While not in itself sufficient, taxing polluting fuels is an effective way to help curb emissions that harm the planet and human health. Well-designed systems of energy taxation encourage citizens and investors to favour clean over polluting energy sources. As a result, citizens and businesses will consume fewer carbon-intensive goods and services, and gradually transition to low or zero-carbon activities. Taxes on fuels equally discourage investments in carbon-intensive assets, such as coal-fired power stations, which reduces the risk of high adjustment costs in the future. Unlike most other climate policy instruments, energy and carbon taxes raise government revenues, which can be used to ease the low-carbon transition for vulnerable groups.

Raising the price of energy is a very effective way of reducing emissions but the impacts on households can be large. Some households may find that normal patterns of energy use become unaffordable. Many may find it difficult to cut energy consumption quickly, meaning that spending on other items falls. In general, care must be taken that energy price reform does not become unbearable. The OECD investigates the impacts of energy price reform, and finds that using a part of the revenues from higher energy taxes is often sufficient to ensure that energy affordability is maintained; broader revenue recycling strategies – e.g., revenue transfers, or income tax reductions – allow ensuring that decarbonisation efforts are equitable. The detailed stocktake of energy taxes in this report provides policy-makers with precise information to help identify the most effective and inclusive reform options.

The OECD’s Taxing Energy Use 2019 shows that governments are not deploying energy and carbon taxes to their full potential. The report identifies avenues for policy reforms that will improve environment and climate outcomes while simultaneously boosting the performance of the fiscal system to promote equity, well-being, competitiveness, and efficient tax policy.
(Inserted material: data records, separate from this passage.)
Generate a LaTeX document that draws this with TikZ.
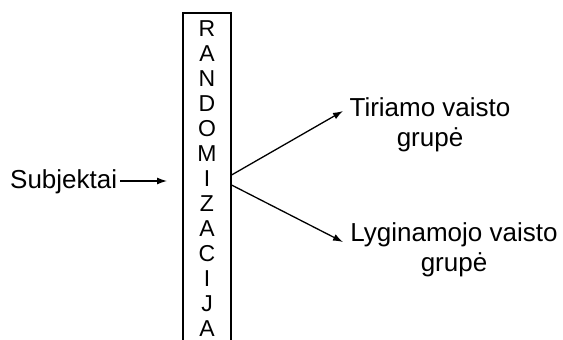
\documentclass[tikz,border=0pt]{standalone}
\usepackage{fontspec}
\setmainfont{Liberation Sans}
\usetikzlibrary{arrows.meta}
\tikzset{
  lbl/.style={font=\fontsize{26}{30}\selectfont, inner sep=0pt, align=center},
  letter/.style={font=\fontsize{23}{25}\selectfont, inner sep=0pt, anchor=base},
  conn/.style={line width=1.3pt, -{Latex[length=10pt,width=7pt]}},
  boxst/.style={draw, line width=1.1pt, minimum width=48pt, minimum height=332pt, inner sep=0pt}
}
\begin{document}
\begin{tikzpicture}[x=1pt,y=-1pt]
\useasboundingbox (0,0) rectangle (563,340);
\node[boxst] (box) at (207,179) {};
\foreach \L [count=\i from 0] in {R,A,N,D,O,M,I,Z,A,C,I,J,A} {
  \node[letter] (l\i) at (207,{36+25*\i}) {\L};
}
\node[lbl, anchor=base west] (subj) at (10,188) {Subjektai};
\coordinate (subjend) at (167,181);
\draw[conn] ([xshift=3pt]subj.east |- subjend) -- (subjend);
\node[lbl] (tir) at (430,124.5) {Tiriamo vaisto\\grupė};
\node[lbl] (lyg) at (454,249.5) {Lyginamojo vaisto\\grupė};
\coordinate (tirend) at (343,111);
\coordinate (lygend) at (343,242);
\draw[conn] ([yshift=4pt]box.east) -- (tirend);
\draw[conn] ([yshift=-6pt]box.east) -- (lygend);
\end{tikzpicture}
\end{document}
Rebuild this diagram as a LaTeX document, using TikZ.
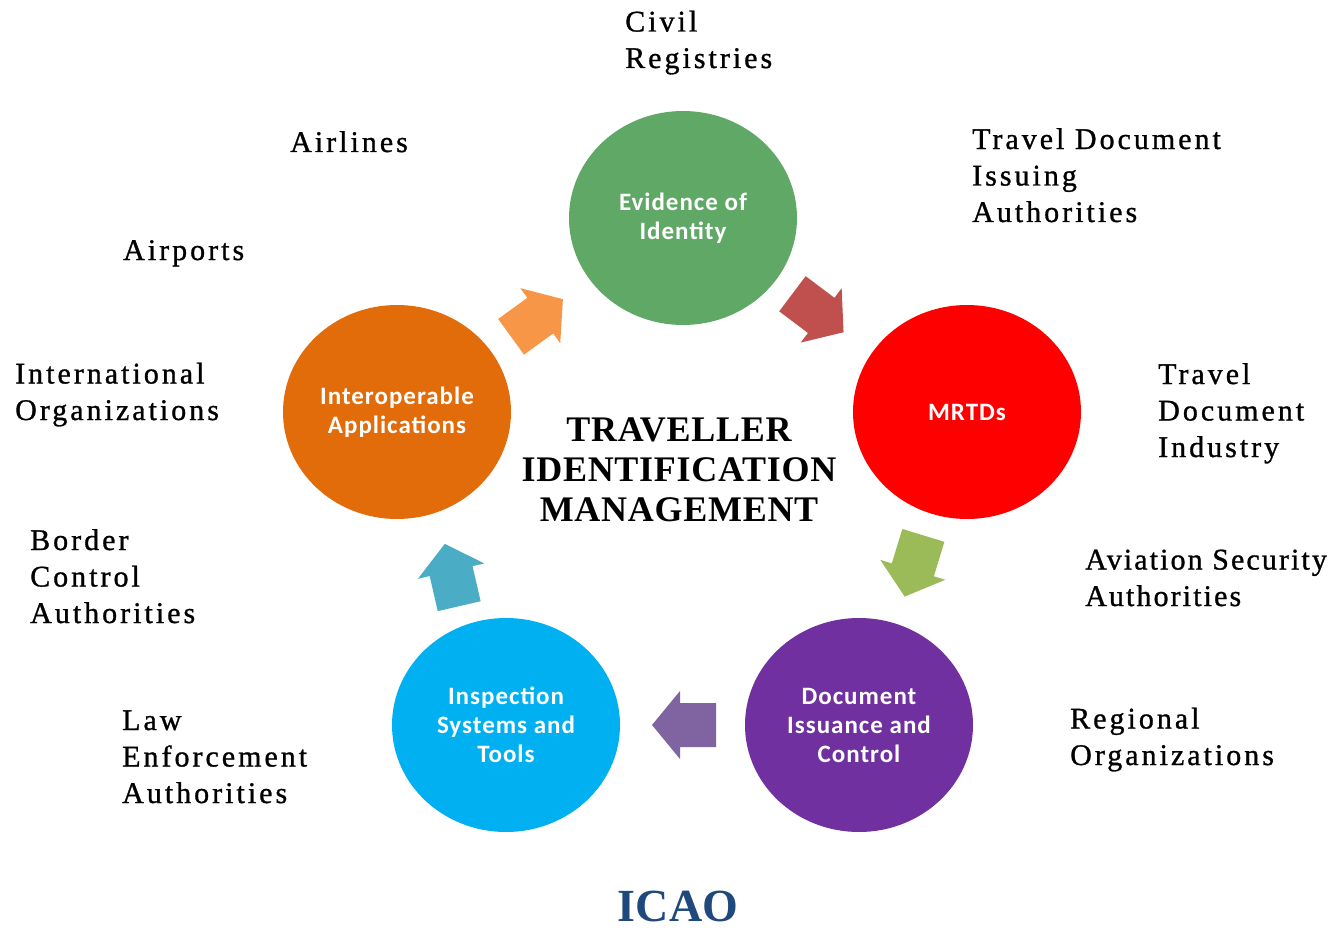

The report presents new and original data on energy taxes and carbon taxes in OECD and G20 countries, and in international aviation and maritime transport. Tax rates and tax coverage are detailed by country, sector, energy source and tax type. The use of a common methodology ensures full comparability of tax rates and structures across countries. Summary indicators facilitate cross-country comparisons.

Taxes on polluting fuels remain too low to reduce the risks and impacts of climate change and air pollution. Seventy percent of energy-related CO2 emissions are not taxed at all. While all countries tax road fuel, 85% of energy-related CO2 emissions take place outside the road sector. Taxes only cover 18% of non-road emissions, leaving a tax of zero for the remaining 82%. Taxes on coal – which is behind half of non-road emissions – are zero or close to zero and lower than taxes on natural gas. For international flights and shipping fuel, taxes are zero. Only 3% of non-road emissions are taxed above EUR 30 per tonne of CO2, a low-end estimate of the climate damage caused by a tonne of CO2 emitted at present.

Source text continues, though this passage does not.